Desde diversos sectores de la sociedad se venía advirtiendo en los últimos meses que la situación en las cárceles paraguayas era un polvorín a punto de estallar. Los trágicos sucesos del domingo último en la Penitenciaría Regional de San Pedro del Ycuamandyyú, con repercusiones en otros establecimientos penitenciarios del país, constituyen un lamentable ejemplo de lo que se buscaba evitar a través de los constantes reclamos.
El sangriento motín, en que integrantes de la organización criminal brasileña Primer Comando da Capital (PCC) atacaron y dieron muerte a diez personas de una facción enemiga, el clan Rotela, procediendo a decapitar a cinco de los reclusos y a incinerar los cuerpos de otros tres, con saña y brutalidad pocas veces vista, dejando a otras 14 personas heridas, muestran la incapacidad del Estado en tener bajo control a las poblaciones de las cárceles, que en gran medida son manejadas por los criminales allí alojados, quienes disponen impunemente de todo tipo de armas, incluyendo a las de alto poder de fuego, además de drogas, equipos de comunicación con el exterior y otros privilegios que le deberían estar vedados.
No es la primera vez que se producen rebeliones sangrientas en las prisiones. Una situación igualmente trágica se registró en 2001 en la Penitenciaría de Ciudad del Este, donde murieron 25 personas y más de un centenar quedaron malheridas tras un motín y un incendio iniciado por reclusos del PCC. En esa ocasión se alertó que algo similar podía volver a ocurrir si no se tomaban medidas urgentes, pero muy poco se hizo en respuesta.
El Mecanismo Nacional de Prevención de Torturas (MNP), que ejerce periódicos controles sobre la situación de las cárceles, produjo hace poco el informe “Pabellón de la bronca”, en el cual se establece claramente que había una población de 14.561 reclusos y reclusas en 17 establecimientos penitenciarios que tienen una capacidad máxima real de alojamiento –adaptada a los estándares internacionales en materia de derechos humanos– para solamente 4.310 personas. Es decir, hay un 337% de ocupación. Para alojar a la población que excede el espacio, se necesita construir al menos otros 22 establecimientos penitenciarios de 500 plazas cada una, sostiene.
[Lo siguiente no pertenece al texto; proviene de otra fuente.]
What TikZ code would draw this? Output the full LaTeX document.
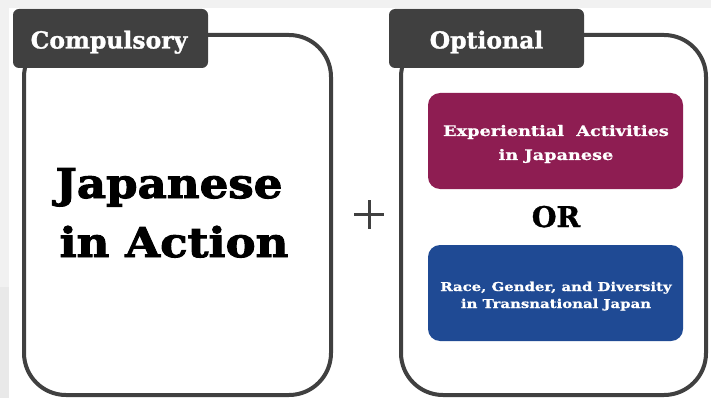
\documentclass[tikz,border=0pt]{standalone}
\usepackage{fontspec}
\setmainfont{DejaVu Serif}
\newfontfamily\heavy{DejaVu Serif}[UprightFont=* Bold, FakeBold=1.2]
\newfontfamily\heavywide{DejaVu Serif}[UprightFont=* Bold, FakeStretch=1.22, FakeBold=0.8]
\newfontfamily\heavybig{DejaVu Serif}[UprightFont=* Bold, FakeStretch=1.1, FakeBold=2.4]
\definecolor{bgA}{HTML}{F1F1F1}
\definecolor{bgB}{HTML}{E9E9E9}
\definecolor{frame}{HTML}{404040}
\definecolor{magenta}{HTML}{8E1D52}
\definecolor{navy}{HTML}{1F4A94}
\tikzset{
  outerbox/.style={draw=frame, line width=4pt, rounded corners=42pt, fill=white},
  tabbox/.style={fill=frame, rounded corners=6pt},
  tabtext/.style={anchor=base, inner sep=0pt, text=white, font=\heavy\fontsize{23.5}{26}\selectfont},
  optbox/.style={rounded corners=12pt},
  opttext/.style={anchor=base, inner sep=0pt, text=white, font=\heavywide\fontsize{14.5}{17}\selectfont},
  racetext/.style={opttext, font=\heavywide\fontsize{12.2}{15}\selectfont},
  bigtext/.style={anchor=base, inner sep=0pt, font=\heavybig\fontsize{41}{48}\selectfont}
}
\begin{document}
\begin{tikzpicture}[x=1pt,y=-1pt]
\useasboundingbox (0,0) rectangle (711,398);
\fill[white] (0,0) rectangle (711,398);
\fill[bgA] (0,0) rectangle (711,8);
\fill[bgA] (0,8) rectangle (9,287);
\fill[bgB] (0,287) rectangle (9,398);
% left panel
\draw[outerbox] (24,35) rectangle (331,395);
\fill[tabbox] (13,9) rectangle (208,68);
\node[tabtext] (comp) at (109,48.5) {Compulsory};
\node[bigtext] (jap) at (169,198) {Japanese};
\node[bigtext] (act) at (174,257) {in Action};
% plus
\draw[frame, line width=3pt] (354,214) -- (384,214) (369,200) -- (369,229);
% right panel
\draw[outerbox] (401,35) rectangle (706,395);
\fill[tabbox] (389,9) rectangle (584,68);
\node[tabtext] (opt) at (486.5,48.5) {Optional};
\fill[optbox, magenta] (428,93) rectangle (683,189);
\node[opttext] (exp1) at (556,136) {Experiential\ \ Activities};
\node[opttext] (exp2) at (556,160) {in Japanese};
\node[anchor=base, inner sep=0pt, font=\heavy\fontsize{28.5}{32}\selectfont] (or) at (556,227) {OR};
\fill[optbox, navy] (428,245) rectangle (683,341);
\node[racetext] (race1) at (556,291) {Race, Gender, and Diversity};
\node[racetext] (race2) at (556,308) {in Transnational Japan};
\end{tikzpicture}
\end{document}
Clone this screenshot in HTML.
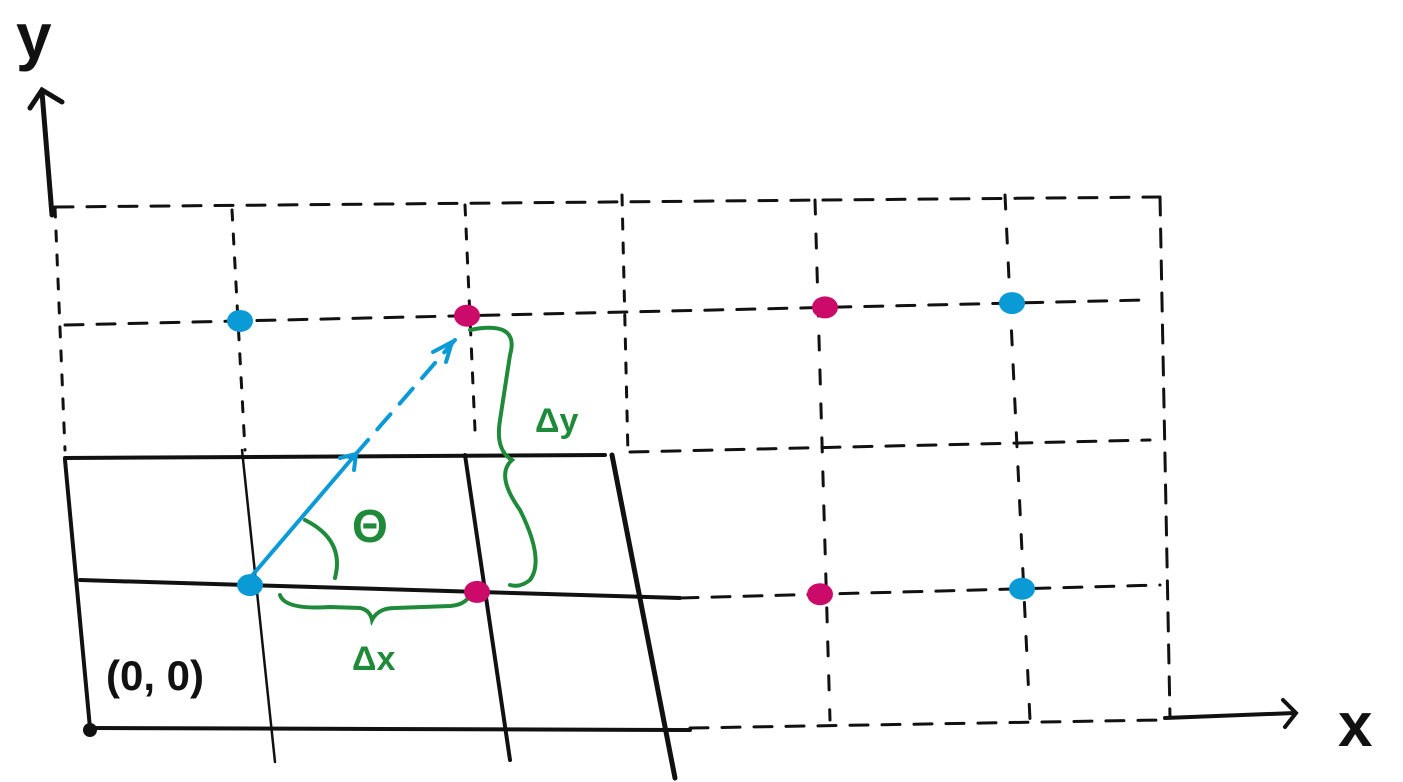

La gravedad de la situación no está solamente marcada por el hacinamiento físico, sino también por los altos niveles de corrupción que subsisten en la administración de las cárceles, donde muchos directivos, funcionarios y guardias no solo permiten que ingresen armas y drogas, sino conceden todo tipo de beneficios prohibidos a cambio e dinero, además de situaciones de maltratos inhumanos, instalaciones precarias, alta mora en la producción de sentencias judiciales (se mantiene un 75% de presos sin condenas), entre otras graves falencias. A ello se suma la persistencia en prisión de gran número de miembros de poderosas organizaciones criminales brasileñas como el PCC y el Comando Vermello, acostumbradas a ejercer su siniestro poder desde las cárceles y que han extendido su influencia en territorio paraguayo.
El Estado no puede rehuir a garantizar la seguridad de todos los ciudadanos, también de quienes están presos. Si el problema no es abordado con urgencia, el país se expone a más casos de violencia criminal y de alta inseguridad, en las cárceles y fuera de ellas.